I should be writing about AMD's Quad-Core Opteron, which was formally launched on September 10, but I feel the need to take a brief detour into a point-by-point contrast between AMD’s latest offering and Intel’s new quad-core Xeon MP 7300-series CPU. The MP designates the CPU for use in four-socket servers, which brings up the first difference between Opteron and Xeon MP: Opteron scales up to eight sockets.
Intel certainly grabs your attention with its boast that quad-core Xeon 7300 performs at a nice, round 2X the speed of “prior generation” Xeon MP, yet reduces power consumption. The prior generation turns out to be Xeon 7100 MP, a dual-core CPU built with fatter transistors. Quad-core and process shrink brought Intel to the finish line.
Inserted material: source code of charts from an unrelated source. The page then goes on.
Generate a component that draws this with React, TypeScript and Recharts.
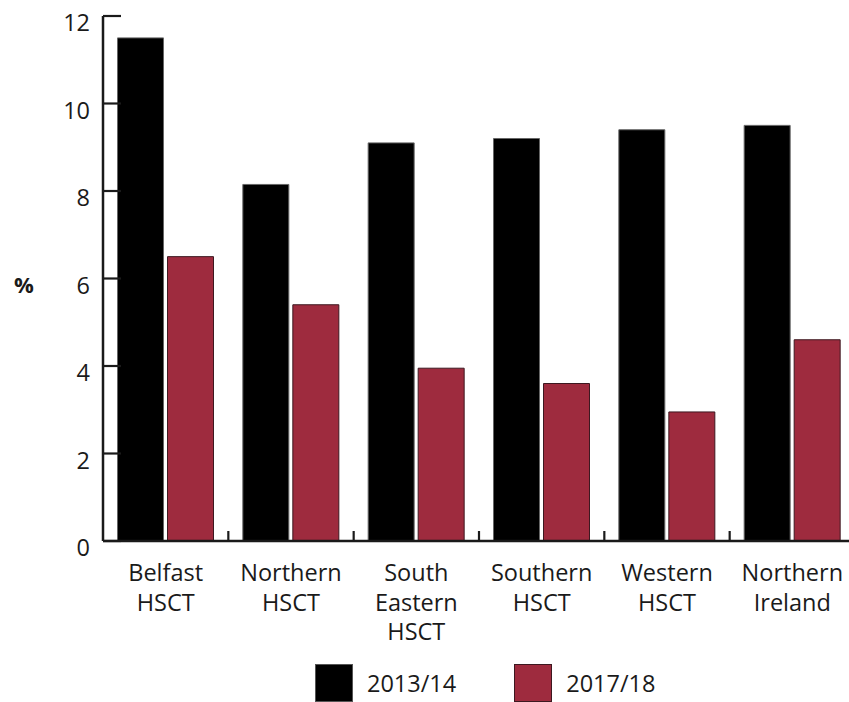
import React from "react";
import { BarChart, Bar, XAxis, YAxis, Legend } from "recharts";

// Health and social care trusts, plus the NI total
const regions = [
  "Belfast HSCT",
  "Northern HSCT",
  "South Eastern HSCT",
  "Southern HSCT",
  "Western HSCT",
  "Northern Ireland",
];
const rate2013 = [11.5, 8.15, 9.1, 9.2, 9.4, 9.5];
const rate2017 = [6.5, 5.4, 3.95, 3.6, 2.95, 4.6];
const yTicks = [0, 2, 4, 6, 8, 10, 12];

const data = regions.map((region, i) => ({
  region,
  y2013: rate2013[i],
  y2017: rate2017[i],
}));

const FONT = "'Open Sans', 'Noto Sans', sans-serif";
const INK = "#1a1a1a";
const RED = "#9e2b3e";
const FS = 23.5;

const W = 855;
const H = 702;
const Y_W = 103;
const BAND = (W - Y_W) / regions.length;

const YTick = ({ x, y, payload }: any) => (
  <g>
    <line x1={x + 13} x2={x + 31} y1={y} y2={y} stroke={INK} strokeWidth={2.2} />
    <text
      x={x}
      y={y}
      dy={6}
      dominantBaseline="central"
      textAnchor="end"
      fill={INK}
      fontSize={FS}
      fontFamily={FONT}
    >
      {payload.value}
    </text>
  </g>
);

// category labels wrap one word per line; tick marks sit between categories
const XTick = ({ x, y, payload }: any) => {
  const words = String(payload.value).split(" ");
  return (
    <g>
      <line
        x1={x + BAND / 2}
        x2={x + BAND / 2}
        y1={y - 10}
        y2={y}
        stroke={INK}
        strokeWidth={2.2}
      />
      <text
        x={x}
        y={y + 40}
        textAnchor="middle"
        fill={INK}
        fontSize={FS}
        fontFamily={FONT}
      >
        {words.map((w, i) => (
          <tspan key={i} x={x} dy={i === 0 ? 0 : 29.5}>
            {w}
          </tspan>
        ))}
      </text>
    </g>
  );
};

const LegendBox = ({ payload }: any) => (
  <div style={{ display: "flex", alignItems: "center", fontFamily: FONT }}>
    {(payload || []).map((item: any, i: number) => (
      <div
        key={item.value}
        style={{
          display: "flex",
          alignItems: "center",
          marginLeft: i === 0 ? 0 : 58,
        }}
      >
        <span
          style={{
            display: "inline-block",
            width: 36,
            height: 36,
            background: item.color,
            border: `1px solid ${i === 0 ? "#555" : "#3d1820"}`,
          }}
        />
        <span style={{ marginLeft: 14, fontSize: FS, color: INK }}>
          {item.value}
        </span>
      </div>
    ))}
  </div>
);

export default function App() {
  return (
    <div
      style={{
        position: "absolute",
        left: 0,
        top: 0,
        width: 849,
        height: 702,
        overflow: "hidden",
        background: "#fff",
      }}
    >
      <BarChart
        width={W}
        height={H}
        data={data}
        margin={{ top: 16, right: 0, left: 0, bottom: 0 }}
        barCategoryGap={14.5}
        barGap={4}
      >
        <XAxis
          dataKey="region"
          height={123}
          tickSize={0}
          tickMargin={0}
          tickLine={false}
          axisLine={{ stroke: INK, strokeWidth: 2.5 }}
          tick={<XTick />}
          interval={0}
        />
        <YAxis
          width={Y_W}
          domain={[0, 12]}
          ticks={yTicks}
          tickSize={0}
          tickMargin={13}
          tickLine={false}
          axisLine={{ stroke: INK, strokeWidth: 2.5 }}
          tick={<YTick />}
          label={({ viewBox }: any) => (
            <text
              x={14}
              y={viewBox.y + viewBox.height / 2 + 5}
              dominantBaseline="central"
              fill={INK}
              fontSize={22}
              fontWeight={700}
              fontFamily={FONT}
            >
              %
            </text>
          )}
        />
        <Legend
          verticalAlign="bottom"
          wrapperStyle={{ left: 315, top: 664, bottom: "auto", width: "auto" }}
          content={<LegendBox />}
        />
        <Bar
          dataKey="y2013"
          name="2013/14"
          fill="#000"
          stroke="#666"
          strokeWidth={1}
          isAnimationActive={false}
        />
        <Bar
          dataKey="y2017"
          name="2017/18"
          fill={RED}
          stroke="#3d1820"
          strokeWidth={1}
          isAnimationActive={false}
        />
      </BarChart>
    </div>
  );
}
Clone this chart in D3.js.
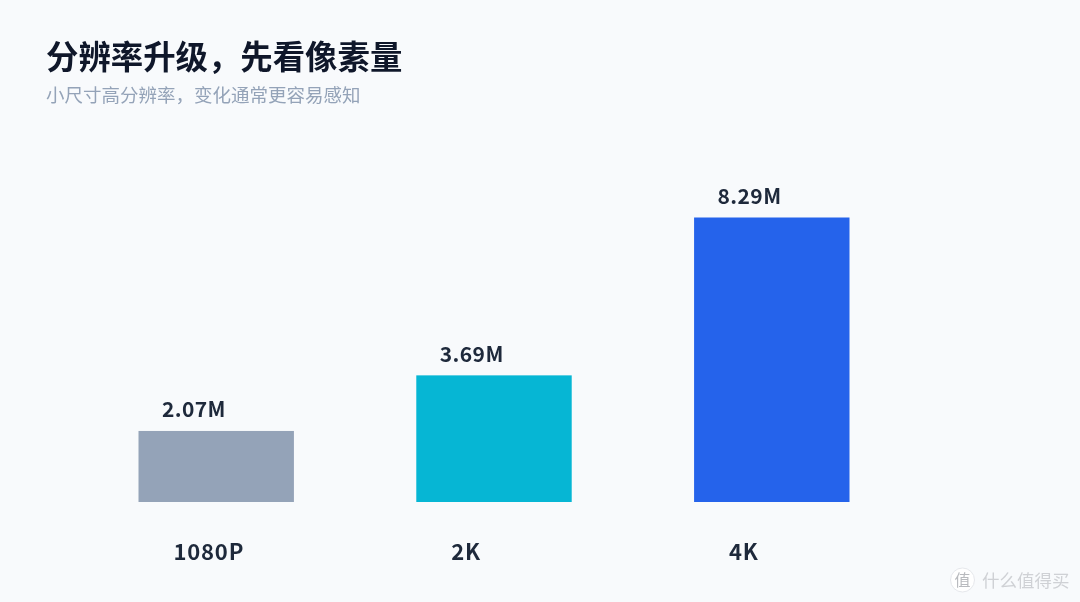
<!DOCTYPE html>
<html><head><meta charset="utf-8">
<script src="https://cdn.jsdelivr.net/npm/d3@7/dist/d3.min.js"></script>
<style>
html,body{margin:0;padding:0;background:#f8fafc;overflow:hidden}
svg{display:block;filter:blur(0.5px)}
text{font-family:"Noto Sans CJK SC","Noto Sans",sans-serif}
</style></head><body><svg id="c" width="1080" height="602"></svg>
<script>
const categories = ["1080P", "2K", "4K"];
const values = [2.07, 3.69, 8.29];
const valueLabels = ["2.07M", "3.69M", "8.29M"];
const colors = ["#94a3b8", "#06b6d4", "#2563eb"];
const titleText = "分辨率升级，先看像素量";
const subtitleText = "小尺寸高分辨率，变化通常更容易感知";

const svg = d3.select("#c");
const x = d3.scaleBand().domain(categories).range([138.5, 849.5]).paddingInner(0.4405).paddingOuter(0);
const y = d3.scaleLinear().domain([0, 8.29]).range([502, 217.5]);

svg.append("text").attr("x", 46).attr("y", 69).attr("font-size", 32.4).attr("font-weight", 700)
  .attr("fill", "#0f172a").text(titleText);
svg.append("text").attr("x", 46).attr("y", 102).attr("font-size", 18.5).attr("font-weight", 400)
  .attr("fill", "#94a3b8").text(subtitleText);

svg.selectAll("rect.bar").data(categories).join("rect").attr("class", "bar")
  .attr("x", d => x(d)).attr("width", x.bandwidth())
  .attr("y", (d, i) => y(values[i])).attr("height", (d, i) => y(0) - y(values[i]))
  .attr("fill", (d, i) => colors[i]);

svg.selectAll("text.val").data(categories).join("text").attr("class", "val")
  .attr("x", d => x(d) + 23.5).attr("y", (d, i) => y(values[i]) - 13.5)
  .attr("font-size", 21).attr("font-weight", 700).attr("letter-spacing", 0.4).attr("fill", "#1e293b")
  .text((d, i) => valueLabels[i]);

const axis = svg.append("g").attr("transform", "translate(0,502)")
  .call(d3.axisBottom(x).tickSize(0).tickPadding(0));
axis.select(".domain").remove();
axis.selectAll("text").attr("text-anchor", "start")
  .attr("dy", 0).attr("x", -x.bandwidth() / 2 + 35).attr("y", 58)
  .attr("font-size", 22).attr("font-weight", 700).attr("letter-spacing", 0.8).attr("fill", "#1e293b")
  .style("font-family", '"Noto Sans CJK SC","Noto Sans",sans-serif');

const wm = svg.append("g");
wm.append("circle").attr("cx", 962.5).attr("cy", 580).attr("r", 12).attr("fill", "#ffffff").attr("stroke", "#e5e7eb");
wm.append("text").attr("x", 962.5).attr("y", 586).attr("text-anchor", "middle").attr("font-size", 16).attr("fill", "#b8babe").text("值");
wm.append("text").attr("x", 982).attr("y", 587).attr("font-size", 17.5).attr("fill", "#cfd1d5").text("什么值得买");
</script></body></html>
This muddy messaging doesn’t go over the heads of IT buyers, but X factors do get us press types excited.
It turns out that Quad-Core Opteron is more than two times faster than its dual-core predecessor, and Quad-Core Opteron saves power not through process shrink, but by turning off or dimming the lights on walkways and in individual rooms that aren’t being used.
The walkway is the memory bus on each CPU, and each CPU is a suite with many rooms: four cores, the floating-point unit within each core, the top 64 bits of a floating-point unit within a core, and so on. Quad-Core Opteron checks which rooms are occupied roughly two billion times per second without any help from the OS.
Intel’s new DHSI (Dedicated High Speed Interconnect) shifts the bottleneck in the connection between the CPUs and the north bridge (the external memory and I/O controller shared by all four CPUs) to the inside of the north bridge chip; picture four hoses feeding into a $10 lawn sprinkler. Intel’s assignation for this topology is point-to-point.
AMD’s Direct Connect offers a different take on point-to-point. Print out a picture of any eight-socket Opteron motherboard. Now draw a line between any two sockets, then from any socket to any of four banks of memory adjacent to each socket, and repeat this exercise until your hand gets tired. All of those lines can carry on simultaneous conversations because Opteron has no north bridge that forces the least pleasant variety of convergence.
How can I make you care about the difference between Intel and AMD bus architectures? It really depends on your workload. If you run four or fewer processes of 8MB or less on your Xeon MP server, then you’re good to go. Otherwise, Opteron will prove more scalable.
Intel has raised the 7300 chipset’s maximum memory capacity to 256GB: a quarter terabyte, 16 cores, and one chip handling all the transfers.
Finally, with regard to the virtualisation enhancements in quad-core Xeon 7300, Intel’s contribution is external to the CPU. A chipset facility, VT-d (Virtualisation Technology for Directed I/O) transparently routes DMA (direct memory access) traffic between peripherals, such as disk and network controllers, and virtual machines. VT-d lets I/O bypass the CPU, OS, and virtualisation software.
AMD has published its spec for an IOMMU (I/O memory management unit) that will serve an identical purpose, but AMD’s IOMMU was not realised in Quad-Core Opteron. Intel scores a legitimate win with VT-d, and I can attest that it is the one enhancement that all virtualisation solution vendors wanted most.
Quad-Core Opteron does implement a DEV (Device Exclusion Vector) facility that blocks access to a peripheral if a virtual machine is not authorised to use it. Seen another way, the DEV could be used to grant safe, exclusive peripheral access to a single VM. That’s short of an IOMMU, but it would relieve some of the software burden of linking devices to virtual machines.
Intel’s VT-d holds the promise of virtual machines that have near-native I/O performance for asynchronous devices, but it has a practical limit to its scalability. If you pack a Xeon 7300 with its maximum 256GB of memory, then carve that into 32 spacious virtual machines, you can’t give each VM its own 10 Gigabit Ethernet card. I can see VT-d consolidating two Oracle servers into a single Xeon server, giving each VM the physical peripherals it had as a discrete server, without a drop in I/O performance.
If you want maximum virtual machine density, or you’re running a server that’s virtualising desktops or performing streaming operations that call for low-latency switching between virtual machines, that’s AMD’s forte.
AMD’s Rapid Virtualisation Indexing restructures a server’s virtual-to-physical memory map with every “world switch” from one virtual machine to another. This is a trick that virtualisation solutions must currently do in software, adding significant latency to the period between virtual machine switches.
Rapid Virtualisation Indexing reduces the process of loading and saving virtual memory maps to one step handled directly by the CPU. All the virtualisation software needs to do is tell Quad-Core Opteron which virtual machine ID is about to take control, and it’s done.